YOUR GOAL —
Render every entry exactly as it appears.

[Rows from a dataset of charts and code]
== == ==

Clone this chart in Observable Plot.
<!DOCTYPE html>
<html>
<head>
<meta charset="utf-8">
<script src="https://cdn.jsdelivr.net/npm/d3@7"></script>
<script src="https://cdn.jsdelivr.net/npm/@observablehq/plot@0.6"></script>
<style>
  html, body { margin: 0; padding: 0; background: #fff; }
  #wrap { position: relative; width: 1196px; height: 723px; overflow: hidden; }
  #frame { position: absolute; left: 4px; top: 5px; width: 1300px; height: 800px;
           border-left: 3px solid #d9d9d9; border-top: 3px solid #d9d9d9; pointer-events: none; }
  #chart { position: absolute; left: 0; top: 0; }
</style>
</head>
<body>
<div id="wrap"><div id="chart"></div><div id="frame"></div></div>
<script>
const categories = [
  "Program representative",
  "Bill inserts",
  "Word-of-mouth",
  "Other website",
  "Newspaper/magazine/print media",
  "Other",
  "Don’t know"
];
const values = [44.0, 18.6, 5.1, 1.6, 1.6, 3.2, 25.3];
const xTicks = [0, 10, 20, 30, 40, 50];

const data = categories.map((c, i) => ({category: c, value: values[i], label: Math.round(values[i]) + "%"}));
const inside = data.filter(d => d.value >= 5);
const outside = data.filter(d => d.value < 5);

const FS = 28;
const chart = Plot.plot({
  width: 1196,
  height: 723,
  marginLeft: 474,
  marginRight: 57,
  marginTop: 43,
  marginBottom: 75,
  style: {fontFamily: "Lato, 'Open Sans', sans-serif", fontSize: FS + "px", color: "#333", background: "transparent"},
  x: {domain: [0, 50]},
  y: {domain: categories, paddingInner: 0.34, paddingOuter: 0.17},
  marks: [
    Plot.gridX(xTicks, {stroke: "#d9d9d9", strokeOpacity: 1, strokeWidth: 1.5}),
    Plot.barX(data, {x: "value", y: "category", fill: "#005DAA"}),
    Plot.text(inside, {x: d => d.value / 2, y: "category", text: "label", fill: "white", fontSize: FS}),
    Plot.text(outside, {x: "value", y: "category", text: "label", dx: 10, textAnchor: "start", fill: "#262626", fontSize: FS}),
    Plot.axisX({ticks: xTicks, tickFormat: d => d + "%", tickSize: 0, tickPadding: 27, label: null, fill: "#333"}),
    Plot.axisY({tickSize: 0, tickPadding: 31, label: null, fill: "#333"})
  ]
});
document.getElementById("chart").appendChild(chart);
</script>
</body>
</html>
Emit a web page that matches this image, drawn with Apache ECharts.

== == ==

RESPONSE —
Clone this chart in Observable Plot.
<!DOCTYPE html>
<html>
<head>
<meta charset="utf-8">
<script src="https://cdn.jsdelivr.net/npm/d3@7"></script>
<script src="https://cdn.jsdelivr.net/npm/@observablehq/plot@0.6"></script>
<style>
  html, body { margin: 0; padding: 0; background: #fff; }
  #wrap { position: relative; width: 1196px; height: 723px; overflow: hidden; }
  #frame { position: absolute; left: 4px; top: 5px; width: 1300px; height: 800px;
           border-left: 3px solid #d9d9d9; border-top: 3px solid #d9d9d9; pointer-events: none; }
  #chart { position: absolute; left: 0; top: 0; }
</style>
</head>
<body>
<div id="wrap"><div id="chart"></div><div id="frame"></div></div>
<script>
const categories = [
  "Program representative",
  "Bill inserts",
  "Word-of-mouth",
  "Other website",
  "Newspaper/magazine/print media",
  "Other",
  "Don’t know"
];
const values = [44.0, 18.6, 5.1, 1.6, 1.6, 3.2, 25.3];
const xTicks = [0, 10, 20, 30, 40, 50];

const data = categories.map((c, i) => ({category: c, value: values[i], label: Math.round(values[i]) + "%"}));
const inside = data.filter(d => d.value >= 5);
const outside = data.filter(d => d.value < 5);

const FS = 28;
const chart = Plot.plot({
  width: 1196,
  height: 723,
  marginLeft: 474,
  marginRight: 57,
  marginTop: 43,
  marginBottom: 75,
  style: {fontFamily: "Lato, 'Open Sans', sans-serif", fontSize: FS + "px", color: "#333", background: "transparent"},
  x: {domain: [0, 50]},
  y: {domain: categories, paddingInner: 0.34, paddingOuter: 0.17},
  marks: [
    Plot.gridX(xTicks, {stroke: "#d9d9d9", strokeOpacity: 1, strokeWidth: 1.5}),
    Plot.barX(data, {x: "value", y: "category", fill: "#005DAA"}),
    Plot.text(inside, {x: d => d.value / 2, y: "category", text: "label", fill: "white", fontSize: FS}),
    Plot.text(outside, {x: "value", y: "category", text: "label", dx: 10, textAnchor: "start", fill: "#262626", fontSize: FS}),
    Plot.axisX({ticks: xTicks, tickFormat: d => d + "%", tickSize: 0, tickPadding: 27, label: null, fill: "#333"}),
    Plot.axisY({tickSize: 0, tickPadding: 31, label: null, fill: "#333"})
  ]
});
document.getElementById("chart").appendChild(chart);
</script>
</body>
</html>
Emit a web page that matches this image, drawn with Apache ECharts.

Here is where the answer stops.